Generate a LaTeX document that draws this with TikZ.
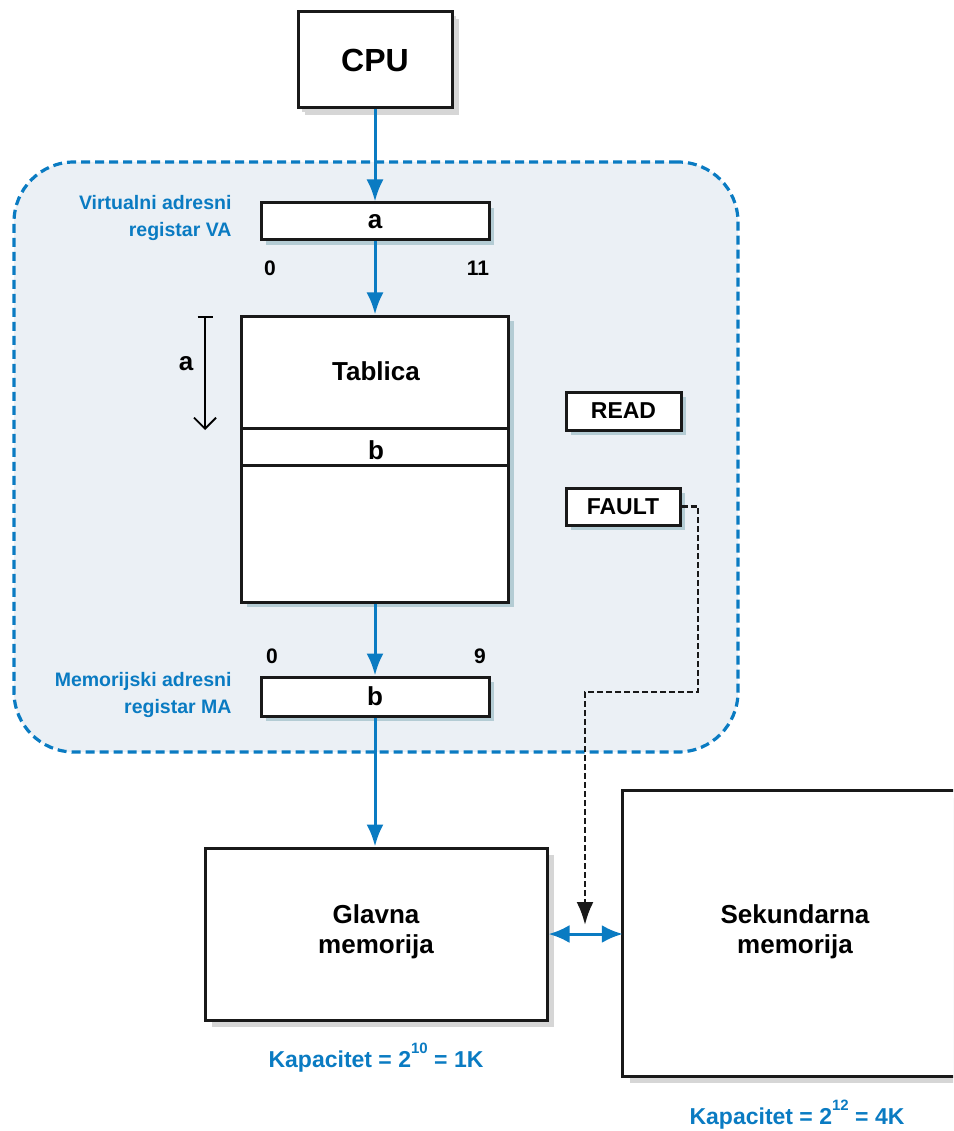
\documentclass[tikz,border=0pt]{standalone}
\usepackage{fontspec}
\setmainfont{Liberation Sans}
\usetikzlibrary{arrows.meta,shadows}
\definecolor{myblue}{HTML}{0A7BC2}
\definecolor{regionfill}{HTML}{EBF0F5}
\definecolor{shgray}{HTML}{D6D6D6}
\definecolor{shblue}{HTML}{B4CCD4}
\newcommand{\mysup}[1]{\raisebox{0.62em}{\fontsize{15}{15}\selectfont #1}}
\begin{document}
\begin{tikzpicture}[x=1pt,y=-1pt,
  bigbox/.style={draw=black!90, line width=3pt, fill=white, inner sep=0pt,
    drop shadow={shadow xshift=7pt,shadow yshift=-7pt,fill=shgray,opacity=1}},
  regbox/.style={draw=black!90, line width=3pt, fill=white, inner sep=0pt,
    drop shadow={shadow xshift=5pt,shadow yshift=-5pt,fill=shblue,opacity=1}},
  bluelabel/.style={text=myblue, font=\fontsize{19.5}{27}\selectfont\bfseries, align=right, anchor=east},
  numlabel/.style={font=\fontsize{21}{24}\selectfont\bfseries},
  bigtext/.style={font=\fontsize{26}{30}\selectfont\bfseries, align=center},
  bluearrow/.style={draw=myblue, line width=3pt, -{Latex[length=22pt,width=17pt]}},
  bluedouble/.style={draw=myblue, line width=3pt, {Latex[length=21pt,width=18pt]}-{Latex[length=21pt,width=18pt]}},
  faultline/.style={draw=black!90, line width=2.6pt, dash pattern=on 6pt off 3pt, -{Latex[length=23pt,width=17pt]}},
  captext/.style={text=myblue, font=\fontsize{23}{26}\selectfont\bfseries}
]
\useasboundingbox (0,0) rectangle (953,1131);
\clip (0,0) rectangle (953,1131);

% region
\node[draw=myblue, fill=regionfill, line width=3.2pt, dash pattern=on 9pt off 5pt,
  rounded corners=60pt, minimum width=724pt, minimum height=590pt, inner sep=0pt]
  (region) at (376,457) {};

% CPU
\node[bigbox, minimum width=154pt, minimum height=96pt,
  drop shadow={shadow xshift=4pt,shadow yshift=-4pt,fill=shgray,opacity=1},
  font=\fontsize{32}{36}\selectfont\bfseries] (cpu) at (375,60) {CPU};

% VA register
\node[regbox, minimum width=228pt, minimum height=37pt,
  font=\fontsize{26}{28}\selectfont\bfseries] (va) at (375,221.5) {a};
\node[bluelabel] (valab) at (235,218) {Virtualni adresni\\registar VA};
\node[numlabel] (va0) at (270,268) {0};
\node[numlabel] (va11) at (478,268) {11};

% Tablica
\node[regbox, minimum width=267pt, minimum height=286pt] (tab) at (375,459) {};
\draw[line width=3pt, draw=black!90] (tab.north west) ++(0,114) -- ++(267,0);
\draw[line width=3pt, draw=black!90] (tab.north west) ++(0,151) -- ++(267,0);
\node[bigtext] (tabtxt) at (376,371) {Tablica};
\node[bigtext] (tabb) at (376,450) {b};

% a index arrow
\coordinate (atop) at (205,316);
\coordinate (abot) at (205,430);
\draw[line width=1.8pt, {Bar[width=15pt]}-{Straight Barb[length=11pt,width=22pt,line width=1.8pt]}] (atop) -- (abot);
\node[bigtext] (alab) at (186,364) {a};

% READ / FAULT
\node[regbox, minimum width=115pt, minimum height=38pt,
  font=\fontsize{23}{26}\selectfont\bfseries] (read) at (623.5,411) {READ};
\node[regbox, minimum width=114pt, minimum height=37pt,
  font=\fontsize{23}{26}\selectfont\bfseries] (fault) at (623,506.5) {FAULT};

% MA register
\node[regbox, minimum width=228pt, minimum height=39pt,
  font=\fontsize{26}{28}\selectfont\bfseries] (ma) at (375,696.5) {b};
\node[bluelabel] (malab) at (235,695) {Memorijski adresni\\registar MA};
\node[numlabel] (ma0) at (272,656) {0};
\node[numlabel] (ma9) at (480,656) {9};

% memories
\node[bigbox, minimum width=342pt, minimum height=172pt] (glavna) at (376,934) {};
\node[bigtext] (glavnatxt) at (376,932) {Glavna\\memorija};
\node[fill=white, draw=none, inner sep=0pt, minimum width=600pt, minimum height=285pt,
  drop shadow={shadow xshift=7pt,shadow yshift=-7pt,fill=shgray,opacity=1}] (sek) at (923,933.5) {};
\draw[line width=3pt, draw=black!90] (sek.north east) -- (sek.north west) -- (sek.south west) -- (sek.south east);
\node[bigtext] (sektxt) at (795,932) {Sekundarna\\memorija};

\node[captext] (cap1) at (376,1058) {Kapacitet = 2\mysup{10} = 1K};
\node[captext] (cap2) at (797,1115) {Kapacitet = 2\mysup{12} = 4K};

% connectors
\draw[bluearrow] (cpu.south) -- (va.north);
\draw[bluearrow] (va.south) -- (tab.north);
\draw[bluearrow] (tab.south) -- (ma.north);
\draw[bluearrow] (ma.south) -- (glavna.north -| ma.south);
\draw[bluedouble] (glavna.east) -- (glavna.east -| sek.west);

\coordinate (f2) at (698,692);
\coordinate (f3) at (585,692);
\coordinate (f4) at (585,925);
\draw[faultline] (fault.east) -| (f2) -- (f3) -- (f4);
\end{tikzpicture}
\end{document}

§ **WRITTEN REQUEST**
Copy the material exactly. Do not include the pictures.

§ **WRITTEN SOLUTION**
Generate a LaTeX document that draws this with TikZ.
\documentclass[tikz,border=0pt]{standalone}
\usepackage{fontspec}
\setmainfont{Liberation Sans}
\usetikzlibrary{arrows.meta,shadows}
\definecolor{myblue}{HTML}{0A7BC2}
\definecolor{regionfill}{HTML}{EBF0F5}
\definecolor{shgray}{HTML}{D6D6D6}
\definecolor{shblue}{HTML}{B4CCD4}
\newcommand{\mysup}[1]{\raisebox{0.62em}{\fontsize{15}{15}\selectfont #1}}
\begin{document}
\begin{tikzpicture}[x=1pt,y=-1pt,
  bigbox/.style={draw=black!90, line width=3pt, fill=white, inner sep=0pt,
    drop shadow={shadow xshift=7pt,shadow yshift=-7pt,fill=shgray,opacity=1}},
  regbox/.style={draw=black!90, line width=3pt, fill=white, inner sep=0pt,
    drop shadow={shadow xshift=5pt,shadow yshift=-5pt,fill=shblue,opacity=1}},
  bluelabel/.style={text=myblue, font=\fontsize{19.5}{27}\selectfont\bfseries, align=right, anchor=east},
  numlabel/.style={font=\fontsize{21}{24}\selectfont\bfseries},
  bigtext/.style={font=\fontsize{26}{30}\selectfont\bfseries, align=center},
  bluearrow/.style={draw=myblue, line width=3pt, -{Latex[length=22pt,width=17pt]}},
  bluedouble/.style={draw=myblue, line width=3pt, {Latex[length=21pt,width=18pt]}-{Latex[length=21pt,width=18pt]}},
  faultline/.style={draw=black!90, line width=2.6pt, dash pattern=on 6pt off 3pt, -{Latex[length=23pt,width=17pt]}},
  captext/.style={text=myblue, font=\fontsize{23}{26}\selectfont\bfseries}
]
\useasboundingbox (0,0) rectangle (953,1131);
\clip (0,0) rectangle (953,1131);

% region
\node[draw=myblue, fill=regionfill, line width=3.2pt, dash pattern=on 9pt off 5pt,
  rounded corners=60pt, minimum width=724pt, minimum height=590pt, inner sep=0pt]
  (region) at (376,457) {};

% CPU
\node[bigbox, minimum width=154pt, minimum height=96pt,
  drop shadow={shadow xshift=4pt,shadow yshift=-4pt,fill=shgray,opacity=1},
  font=\fontsize{32}{36}\selectfont\bfseries] (cpu) at (375,60) {CPU};

% VA register
\node[regbox, minimum width=228pt, minimum height=37pt,
  font=\fontsize{26}{28}\selectfont\bfseries] (va) at (375,221.5) {a};
\node[bluelabel] (valab) at (235,218) {Virtualni adresni\\registar VA};
\node[numlabel] (va0) at (270,268) {0};
\node[numlabel] (va11) at (478,268) {11};

% Tablica
\node[regbox, minimum width=267pt, minimum height=286pt] (tab) at (375,459) {};
\draw[line width=3pt, draw=black!90] (tab.north west) ++(0,114) -- ++(267,0);
\draw[line width=3pt, draw=black!90] (tab.north west) ++(0,151) -- ++(267,0);
\node[bigtext] (tabtxt) at (376,371) {Tablica};
\node[bigtext] (tabb) at (376,450) {b};

% a index arrow
\coordinate (atop) at (205,316);
\coordinate (abot) at (205,430);
\draw[line width=1.8pt, {Bar[width=15pt]}-{Straight Barb[length=11pt,width=22pt,line width=1.8pt]}] (atop) -- (abot);
\node[bigtext] (alab) at (186,364) {a};

% READ / FAULT
\node[regbox, minimum width=115pt, minimum height=38pt,
  font=\fontsize{23}{26}\selectfont\bfseries] (read) at (623.5,411) {READ};
\node[regbox, minimum width=114pt, minimum height=37pt,
  font=\fontsize{23}{26}\selectfont\bfseries] (fault) at (623,506.5) {FAULT};

% MA register
\node[regbox, minimum width=228pt, minimum height=39pt,
  font=\fontsize{26}{28}\selectfont\bfseries] (ma) at (375,696.5) {b};
\node[bluelabel] (malab) at (235,695) {Memorijski adresni\\registar MA};
\node[numlabel] (ma0) at (272,656) {0};
\node[numlabel] (ma9) at (480,656) {9};

% memories
\node[bigbox, minimum width=342pt, minimum height=172pt] (glavna) at (376,934) {};
\node[bigtext] (glavnatxt) at (376,932) {Glavna\\memorija};
\node[fill=white, draw=none, inner sep=0pt, minimum width=600pt, minimum height=285pt,
  drop shadow={shadow xshift=7pt,shadow yshift=-7pt,fill=shgray,opacity=1}] (sek) at (923,933.5) {};
\draw[line width=3pt, draw=black!90] (sek.north east) -- (sek.north west) -- (sek.south west) -- (sek.south east);
\node[bigtext] (sektxt) at (795,932) {Sekundarna\\memorija};

\node[captext] (cap1) at (376,1058) {Kapacitet = 2\mysup{10} = 1K};
\node[captext] (cap2) at (797,1115) {Kapacitet = 2\mysup{12} = 4K};

% connectors
\draw[bluearrow] (cpu.south) -- (va.north);
\draw[bluearrow] (va.south) -- (tab.north);
\draw[bluearrow] (tab.south) -- (ma.north);
\draw[bluearrow] (ma.south) -- (glavna.north -| ma.south);
\draw[bluedouble] (glavna.east) -- (glavna.east -| sek.west);

\coordinate (f2) at (698,692);
\coordinate (f3) at (585,692);
\coordinate (f4) at (585,925);
\draw[faultline] (fault.east) -| (f2) -- (f3) -- (f4);
\end{tikzpicture}
\end{document}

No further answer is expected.